Monday, July 04, 2011

Mentor-student relationship

I was thinking to myself about my motivation to share with people about my little knowledge in the stock market. It takes time, energy and effort to go back and fro in the cbox after working for a good part of the day. The time spent could be used to do the things that I like - reading, watching drama series, playing games and to basically relax, so the opportunity cost is actually quite substantial considering that after the whole exercise, I ended up not indulging in my own relaxation time and actually feeling more tired and drained. But don't get me wrong, it's utterly satisfying to do so, which is why it puzzles me. I'm left wondering what motivates me to spend time, energy and effort to share with others.

I think that the reward of teaching people comes not from the money, or from the lunch treats but for the satisfaction of enriching an eager, humble and open mind. I can't say the same for others, but that is what I know of myself. I don't think it's altruistic in nature - I'm not lawfully good in alignment (I'm lawfully neutral). Perhaps when the satisfaction that I desire is not 'repaid', then the satisfaction of getting paid for my time, energy and effort will be somewhat used as a replacement reward. Why is sharing such knowledge satisfying? I think I've this phenomenon I call "teacher's complex" that gives me the kick when sharing about things that I am passionately involved. Perhaps in the beginning it's like a mentor-student relationship, but when the student gets equal or better than the mentor, it'll become more of a two like-minded people who share the similar view of the world. I find that idea immensely satisfying, and I would conclude that this is ultimately the reason why I would forsake immediate gratification of spending my own time to hopefully spread what I know to people who do not.

But do notice that my criteria of teaching is towards someone with an eager, humble and open mind. What is meant by an eager mind? It is the willingness to learn and this can be exhibited by how much effort the student puts in with reference to how much effort the mentor puts in. I think an eager student would put in much more effort than the mentor. I suppose a mentor wants their student to at least show a certain standard of effort before he would willingly spend more time on his part. It's really a relationship marked by reciprocity. Nobody is willing to give and give and don't take. Such relationship would never be sustainable. What about humble and open minded? I think if a student's mind is fixated on an idea and he is very sure that he is right about that particular idea, it's not too incredible to deduce that the person do not have an open mind (at least with regards to this aspect of thought...I do realise that people can be open in one aspect but closed in others).  I think showing a mentor that you have a open mind and is willing to try out new ideas is one of the main reason why the mentor would even want to share with you in the first place. If you insist that you're right about certain things, I don't think anybody would approach you to share with you what they knew.

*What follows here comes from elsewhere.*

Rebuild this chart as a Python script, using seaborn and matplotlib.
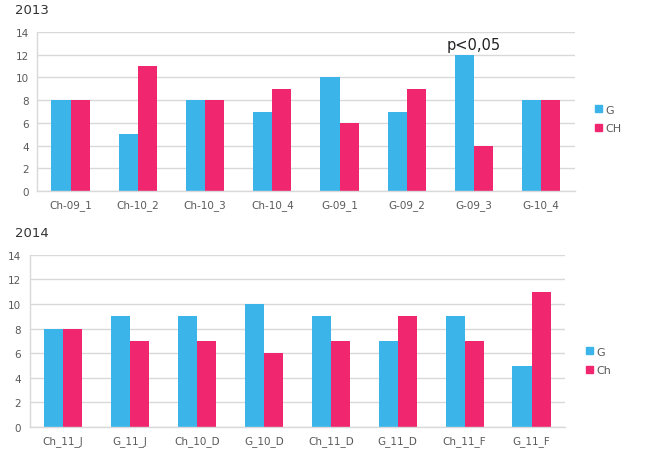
import pandas as pd
import seaborn as sns
import matplotlib.pyplot as plt

# data
labels_2013 = ['Ch-09_1', 'Ch-10_2', 'Ch-10_3', 'Ch-10_4', 'G-09_1', 'G-09_2', 'G-09_3', 'G-10_4']
g_2013 = [8, 5, 8, 7, 10, 7, 12, 8]
ch_2013 = [8, 11, 8, 9, 6, 9, 4, 8]

labels_2014 = ['Ch_11_J', 'G_11_J', 'Ch_10_D', 'G_10_D', 'Ch_11_D', 'G_11_D', 'Ch_11_F', 'G_11_F']
g_2014 = [8, 9, 9, 10, 9, 7, 9, 5]
ch_2014 = [8, 7, 7, 6, 7, 9, 7, 11]

BLUE = '#3BB4EA'
PINK = '#F0266E'
GRID = '#D9D9D9'
TICK = '#595959'


def long_form(labels, g, ch, ch_name):
    df_g = pd.DataFrame({'group': labels, 'value': g, 'series': 'G'})
    df_ch = pd.DataFrame({'group': labels, 'value': ch, 'series': ch_name})
    return pd.concat([df_g, df_ch], ignore_index=True)


def draw(ax, df, ch_name, title, legend_xy):
    sns.barplot(data=df, x='group', y='value', hue='series',
                palette={'G': BLUE, ch_name: PINK}, width=0.57, saturation=1,
                linewidth=0, ax=ax, legend=False)
    ax.set_ylim(0, 14)
    ax.set_yticks(range(0, 15, 2))
    ax.set_xlim(-0.5, 7.5)
    ax.set_xlabel('')
    ax.set_ylabel('')
    ax.grid(axis='y', color=GRID, linewidth=1)
    ax.set_axisbelow(True)
    for side in ['top', 'right']:
        ax.spines[side].set_visible(False)
    for side in ['left', 'bottom']:
        ax.spines[side].set_color(GRID)
        ax.spines[side].set_linewidth(1)
    ax.tick_params(axis='both', length=0, labelsize=7.5, colors=TICK, pad=6)
    ax.figure.text(15 / 660, 1 - title[1] / 452, title[0], fontsize=9.5,
                   color='#333333', va='center')
    handles = [plt.Rectangle((0, 0), 1, 1, color=BLUE),
               plt.Rectangle((0, 0), 1, 1, color=PINK)]
    leg = ax.legend(handles, ['G', ch_name], frameon=False, fontsize=8,
                    handlelength=0.6, handleheight=0.6, handletextpad=0.3,
                    labelspacing=0.8, loc='center left',
                    bbox_to_anchor=legend_xy, bbox_transform=ax.figure.transFigure)
    for t in leg.get_texts():
        t.set_color(TICK)


sns.set_style('white')
fig = plt.figure(figsize=(6.6, 4.52), dpi=100)
ax1 = fig.add_axes([0.056, 0.575, 0.815, 0.352])
ax2 = fig.add_axes([0.045, 0.053, 0.811, 0.381])

draw(ax1, long_form(labels_2013, g_2013, ch_2013, 'CH'), 'CH', ('2013', 10), (585 / 660, 1 - 120 / 452))
draw(ax2, long_form(labels_2014, g_2014, ch_2014, 'Ch'), 'Ch', ('2014', 234), (576 / 660, 1 - 362 / 452))

ax1.text(6, 12.25, 'p<0,05', ha='center', va='bottom', fontsize=10.5, color='#222222')

fig.savefig('out.png', dpi=100, facecolor='white')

Thus in discovering my reasons for sharing with people my knowledge in the stock market, I've also uncovered how to find a mentor in different aspects of life. I've a few mentors whom I model after. They might not even know I'm their student, but I am indeed modelling after their thought process and how they behave in different circumstances. But that is being a silent student, quietly observing his mentor at work. If you want to find a mentor in life, or want mentors to approach you to share what they know, remember the three criteria as a student - eager, humble and an open-mind. Only then - and here I would like to paraphrase bro8888's words - would a master come down from the mountain to impart his skills to you.